[Saved entries]
--- begin ---
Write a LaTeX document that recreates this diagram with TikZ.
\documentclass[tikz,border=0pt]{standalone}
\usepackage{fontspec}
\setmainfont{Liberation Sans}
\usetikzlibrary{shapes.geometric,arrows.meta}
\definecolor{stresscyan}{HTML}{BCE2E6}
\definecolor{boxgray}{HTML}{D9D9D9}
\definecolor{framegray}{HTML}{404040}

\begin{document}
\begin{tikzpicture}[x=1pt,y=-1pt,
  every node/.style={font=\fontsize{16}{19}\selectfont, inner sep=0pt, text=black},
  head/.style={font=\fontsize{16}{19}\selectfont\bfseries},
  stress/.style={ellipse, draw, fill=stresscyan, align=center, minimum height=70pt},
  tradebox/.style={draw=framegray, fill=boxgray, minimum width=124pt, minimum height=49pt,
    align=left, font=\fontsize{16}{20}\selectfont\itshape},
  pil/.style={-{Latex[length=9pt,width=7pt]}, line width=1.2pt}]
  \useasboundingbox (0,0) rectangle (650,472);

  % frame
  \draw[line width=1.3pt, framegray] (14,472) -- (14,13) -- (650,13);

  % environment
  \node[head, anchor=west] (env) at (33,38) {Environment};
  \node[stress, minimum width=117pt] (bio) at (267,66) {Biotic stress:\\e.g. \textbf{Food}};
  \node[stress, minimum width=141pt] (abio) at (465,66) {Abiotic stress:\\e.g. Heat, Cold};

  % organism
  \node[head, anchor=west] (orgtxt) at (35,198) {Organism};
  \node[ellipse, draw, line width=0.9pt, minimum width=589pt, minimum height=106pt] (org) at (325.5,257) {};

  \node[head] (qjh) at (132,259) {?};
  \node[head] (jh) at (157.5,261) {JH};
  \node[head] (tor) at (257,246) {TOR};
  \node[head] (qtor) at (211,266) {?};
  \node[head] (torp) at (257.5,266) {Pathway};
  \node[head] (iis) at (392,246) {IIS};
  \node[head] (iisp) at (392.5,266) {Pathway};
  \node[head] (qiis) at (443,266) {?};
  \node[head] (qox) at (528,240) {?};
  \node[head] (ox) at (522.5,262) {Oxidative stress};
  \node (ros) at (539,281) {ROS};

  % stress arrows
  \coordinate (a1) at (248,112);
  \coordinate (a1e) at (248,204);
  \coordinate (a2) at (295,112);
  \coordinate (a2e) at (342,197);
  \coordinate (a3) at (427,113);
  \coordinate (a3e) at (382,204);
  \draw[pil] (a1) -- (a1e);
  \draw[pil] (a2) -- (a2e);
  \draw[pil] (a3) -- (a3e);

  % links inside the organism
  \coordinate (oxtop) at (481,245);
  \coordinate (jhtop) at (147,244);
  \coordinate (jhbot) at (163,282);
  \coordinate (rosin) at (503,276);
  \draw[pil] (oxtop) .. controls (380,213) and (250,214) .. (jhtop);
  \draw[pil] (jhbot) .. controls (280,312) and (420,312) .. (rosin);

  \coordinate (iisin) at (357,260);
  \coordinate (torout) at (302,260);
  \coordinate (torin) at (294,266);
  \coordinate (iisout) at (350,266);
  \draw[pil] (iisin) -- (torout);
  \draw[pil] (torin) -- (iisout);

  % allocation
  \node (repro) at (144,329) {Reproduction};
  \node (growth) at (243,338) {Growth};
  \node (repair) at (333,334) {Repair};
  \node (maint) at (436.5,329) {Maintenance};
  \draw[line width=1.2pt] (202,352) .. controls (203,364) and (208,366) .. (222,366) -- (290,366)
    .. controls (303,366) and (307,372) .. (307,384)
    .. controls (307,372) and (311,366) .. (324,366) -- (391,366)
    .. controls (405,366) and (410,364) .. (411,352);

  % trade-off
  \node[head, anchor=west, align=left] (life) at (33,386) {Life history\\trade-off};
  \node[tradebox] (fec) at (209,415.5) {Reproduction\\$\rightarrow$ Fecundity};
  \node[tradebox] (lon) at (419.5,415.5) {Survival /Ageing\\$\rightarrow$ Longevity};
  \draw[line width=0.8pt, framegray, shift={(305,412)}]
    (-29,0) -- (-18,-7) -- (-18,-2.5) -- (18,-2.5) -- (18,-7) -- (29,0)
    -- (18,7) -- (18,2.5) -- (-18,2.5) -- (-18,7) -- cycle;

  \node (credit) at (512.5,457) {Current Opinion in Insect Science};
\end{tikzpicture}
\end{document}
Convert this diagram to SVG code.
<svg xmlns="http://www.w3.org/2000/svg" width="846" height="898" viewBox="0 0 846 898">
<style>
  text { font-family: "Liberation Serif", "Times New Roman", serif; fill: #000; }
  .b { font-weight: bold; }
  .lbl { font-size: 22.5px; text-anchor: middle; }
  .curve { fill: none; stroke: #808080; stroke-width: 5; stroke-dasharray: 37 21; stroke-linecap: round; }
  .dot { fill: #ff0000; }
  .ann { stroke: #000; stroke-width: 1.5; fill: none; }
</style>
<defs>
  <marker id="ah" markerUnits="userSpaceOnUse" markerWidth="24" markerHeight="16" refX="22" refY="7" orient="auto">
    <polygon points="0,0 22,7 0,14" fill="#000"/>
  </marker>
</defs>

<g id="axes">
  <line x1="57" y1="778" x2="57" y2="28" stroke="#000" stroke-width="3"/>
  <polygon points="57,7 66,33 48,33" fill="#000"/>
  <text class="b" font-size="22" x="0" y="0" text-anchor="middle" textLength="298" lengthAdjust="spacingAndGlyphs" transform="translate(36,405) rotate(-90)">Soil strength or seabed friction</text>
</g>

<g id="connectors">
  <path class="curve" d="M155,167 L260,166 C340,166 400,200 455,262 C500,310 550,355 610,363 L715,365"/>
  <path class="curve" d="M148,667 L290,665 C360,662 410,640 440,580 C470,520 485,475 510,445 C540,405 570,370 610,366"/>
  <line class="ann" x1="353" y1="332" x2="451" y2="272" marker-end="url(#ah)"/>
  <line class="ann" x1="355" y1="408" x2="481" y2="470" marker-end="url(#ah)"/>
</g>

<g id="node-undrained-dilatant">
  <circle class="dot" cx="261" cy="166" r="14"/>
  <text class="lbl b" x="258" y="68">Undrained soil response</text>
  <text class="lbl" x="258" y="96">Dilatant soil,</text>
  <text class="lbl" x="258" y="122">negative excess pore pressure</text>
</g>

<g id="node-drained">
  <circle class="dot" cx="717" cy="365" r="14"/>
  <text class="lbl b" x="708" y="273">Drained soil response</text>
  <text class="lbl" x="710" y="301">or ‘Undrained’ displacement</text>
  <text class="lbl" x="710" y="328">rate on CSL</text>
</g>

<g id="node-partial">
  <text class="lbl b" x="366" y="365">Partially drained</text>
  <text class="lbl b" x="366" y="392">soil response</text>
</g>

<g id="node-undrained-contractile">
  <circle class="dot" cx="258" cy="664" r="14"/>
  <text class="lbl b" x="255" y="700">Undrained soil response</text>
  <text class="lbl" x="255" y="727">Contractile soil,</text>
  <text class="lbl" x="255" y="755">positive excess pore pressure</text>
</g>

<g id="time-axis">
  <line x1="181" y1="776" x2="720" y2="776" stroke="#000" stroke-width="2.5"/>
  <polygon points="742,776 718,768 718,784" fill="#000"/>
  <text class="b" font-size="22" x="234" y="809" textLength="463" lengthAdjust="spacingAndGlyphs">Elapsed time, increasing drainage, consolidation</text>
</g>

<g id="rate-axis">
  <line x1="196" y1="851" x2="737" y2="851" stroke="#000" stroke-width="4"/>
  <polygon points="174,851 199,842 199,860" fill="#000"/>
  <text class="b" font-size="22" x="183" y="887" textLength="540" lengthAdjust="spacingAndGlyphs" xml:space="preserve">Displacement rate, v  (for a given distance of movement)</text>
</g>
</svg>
--- end ---
Copy the records above exactly as they appear.

Write a LaTeX document that recreates this diagram with TikZ.
\documentclass[tikz,border=0pt]{standalone}
\usepackage{fontspec}
\setmainfont{Liberation Sans}
\usetikzlibrary{shapes.geometric,arrows.meta}
\definecolor{stresscyan}{HTML}{BCE2E6}
\definecolor{boxgray}{HTML}{D9D9D9}
\definecolor{framegray}{HTML}{404040}

\begin{document}
\begin{tikzpicture}[x=1pt,y=-1pt,
  every node/.style={font=\fontsize{16}{19}\selectfont, inner sep=0pt, text=black},
  head/.style={font=\fontsize{16}{19}\selectfont\bfseries},
  stress/.style={ellipse, draw, fill=stresscyan, align=center, minimum height=70pt},
  tradebox/.style={draw=framegray, fill=boxgray, minimum width=124pt, minimum height=49pt,
    align=left, font=\fontsize{16}{20}\selectfont\itshape},
  pil/.style={-{Latex[length=9pt,width=7pt]}, line width=1.2pt}]
  \useasboundingbox (0,0) rectangle (650,472);

  % frame
  \draw[line width=1.3pt, framegray] (14,472) -- (14,13) -- (650,13);

  % environment
  \node[head, anchor=west] (env) at (33,38) {Environment};
  \node[stress, minimum width=117pt] (bio) at (267,66) {Biotic stress:\\e.g. \textbf{Food}};
  \node[stress, minimum width=141pt] (abio) at (465,66) {Abiotic stress:\\e.g. Heat, Cold};

  % organism
  \node[head, anchor=west] (orgtxt) at (35,198) {Organism};
  \node[ellipse, draw, line width=0.9pt, minimum width=589pt, minimum height=106pt] (org) at (325.5,257) {};

  \node[head] (qjh) at (132,259) {?};
  \node[head] (jh) at (157.5,261) {JH};
  \node[head] (tor) at (257,246) {TOR};
  \node[head] (qtor) at (211,266) {?};
  \node[head] (torp) at (257.5,266) {Pathway};
  \node[head] (iis) at (392,246) {IIS};
  \node[head] (iisp) at (392.5,266) {Pathway};
  \node[head] (qiis) at (443,266) {?};
  \node[head] (qox) at (528,240) {?};
  \node[head] (ox) at (522.5,262) {Oxidative stress};
  \node (ros) at (539,281) {ROS};

  % stress arrows
  \coordinate (a1) at (248,112);
  \coordinate (a1e) at (248,204);
  \coordinate (a2) at (295,112);
  \coordinate (a2e) at (342,197);
  \coordinate (a3) at (427,113);
  \coordinate (a3e) at (382,204);
  \draw[pil] (a1) -- (a1e);
  \draw[pil] (a2) -- (a2e);
  \draw[pil] (a3) -- (a3e);

  % links inside the organism
  \coordinate (oxtop) at (481,245);
  \coordinate (jhtop) at (147,244);
  \coordinate (jhbot) at (163,282);
  \coordinate (rosin) at (503,276);
  \draw[pil] (oxtop) .. controls (380,213) and (250,214) .. (jhtop);
  \draw[pil] (jhbot) .. controls (280,312) and (420,312) .. (rosin);

  \coordinate (iisin) at (357,260);
  \coordinate (torout) at (302,260);
  \coordinate (torin) at (294,266);
  \coordinate (iisout) at (350,266);
  \draw[pil] (iisin) -- (torout);
  \draw[pil] (torin) -- (iisout);

  % allocation
  \node (repro) at (144,329) {Reproduction};
  \node (growth) at (243,338) {Growth};
  \node (repair) at (333,334) {Repair};
  \node (maint) at (436.5,329) {Maintenance};
  \draw[line width=1.2pt] (202,352) .. controls (203,364) and (208,366) .. (222,366) -- (290,366)
    .. controls (303,366) and (307,372) .. (307,384)
    .. controls (307,372) and (311,366) .. (324,366) -- (391,366)
    .. controls (405,366) and (410,364) .. (411,352);

  % trade-off
  \node[head, anchor=west, align=left] (life) at (33,386) {Life history\\trade-off};
  \node[tradebox] (fec) at (209,415.5) {Reproduction\\$\rightarrow$ Fecundity};
  \node[tradebox] (lon) at (419.5,415.5) {Survival /Ageing\\$\rightarrow$ Longevity};
  \draw[line width=0.8pt, framegray, shift={(305,412)}]
    (-29,0) -- (-18,-7) -- (-18,-2.5) -- (18,-2.5) -- (18,-7) -- (29,0)
    -- (18,7) -- (18,2.5) -- (-18,2.5) -- (-18,7) -- cycle;

  \node (credit) at (512.5,457) {Current Opinion in Insect Science};
\end{tikzpicture}
\end{document}
Convert this diagram to SVG code.
<svg xmlns="http://www.w3.org/2000/svg" width="846" height="898" viewBox="0 0 846 898">
<style>
  text { font-family: "Liberation Serif", "Times New Roman", serif; fill: #000; }
  .b { font-weight: bold; }
  .lbl { font-size: 22.5px; text-anchor: middle; }
  .curve { fill: none; stroke: #808080; stroke-width: 5; stroke-dasharray: 37 21; stroke-linecap: round; }
  .dot { fill: #ff0000; }
  .ann { stroke: #000; stroke-width: 1.5; fill: none; }
</style>
<defs>
  <marker id="ah" markerUnits="userSpaceOnUse" markerWidth="24" markerHeight="16" refX="22" refY="7" orient="auto">
    <polygon points="0,0 22,7 0,14" fill="#000"/>
  </marker>
</defs>

<g id="axes">
  <line x1="57" y1="778" x2="57" y2="28" stroke="#000" stroke-width="3"/>
  <polygon points="57,7 66,33 48,33" fill="#000"/>
  <text class="b" font-size="22" x="0" y="0" text-anchor="middle" textLength="298" lengthAdjust="spacingAndGlyphs" transform="translate(36,405) rotate(-90)">Soil strength or seabed friction</text>
</g>

<g id="connectors">
  <path class="curve" d="M155,167 L260,166 C340,166 400,200 455,262 C500,310 550,355 610,363 L715,365"/>
  <path class="curve" d="M148,667 L290,665 C360,662 410,640 440,580 C470,520 485,475 510,445 C540,405 570,370 610,366"/>
  <line class="ann" x1="353" y1="332" x2="451" y2="272" marker-end="url(#ah)"/>
  <line class="ann" x1="355" y1="408" x2="481" y2="470" marker-end="url(#ah)"/>
</g>

<g id="node-undrained-dilatant">
  <circle class="dot" cx="261" cy="166" r="14"/>
  <text class="lbl b" x="258" y="68">Undrained soil response</text>
  <text class="lbl" x="258" y="96">Dilatant soil,</text>
  <text class="lbl" x="258" y="122">negative excess pore pressure</text>
</g>

<g id="node-drained">
  <circle class="dot" cx="717" cy="365" r="14"/>
  <text class="lbl b" x="708" y="273">Drained soil response</text>
  <text class="lbl" x="710" y="301">or ‘Undrained’ displacement</text>
  <text class="lbl" x="710" y="328">rate on CSL</text>
</g>

<g id="node-partial">
  <text class="lbl b" x="366" y="365">Partially drained</text>
  <text class="lbl b" x="366" y="392">soil response</text>
</g>

<g id="node-undrained-contractile">
  <circle class="dot" cx="258" cy="664" r="14"/>
  <text class="lbl b" x="255" y="700">Undrained soil response</text>
  <text class="lbl" x="255" y="727">Contractile soil,</text>
  <text class="lbl" x="255" y="755">positive excess pore pressure</text>
</g>

<g id="time-axis">
  <line x1="181" y1="776" x2="720" y2="776" stroke="#000" stroke-width="2.5"/>
  <polygon points="742,776 718,768 718,784" fill="#000"/>
  <text class="b" font-size="22" x="234" y="809" textLength="463" lengthAdjust="spacingAndGlyphs">Elapsed time, increasing drainage, consolidation</text>
</g>

<g id="rate-axis">
  <line x1="196" y1="851" x2="737" y2="851" stroke="#000" stroke-width="4"/>
  <polygon points="174,851 199,842 199,860" fill="#000"/>
  <text class="b" font-size="22" x="183" y="887" textLength="540" lengthAdjust="spacingAndGlyphs" xml:space="preserve">Displacement rate, v  (for a given distance of movement)</text>
</g>
</svg>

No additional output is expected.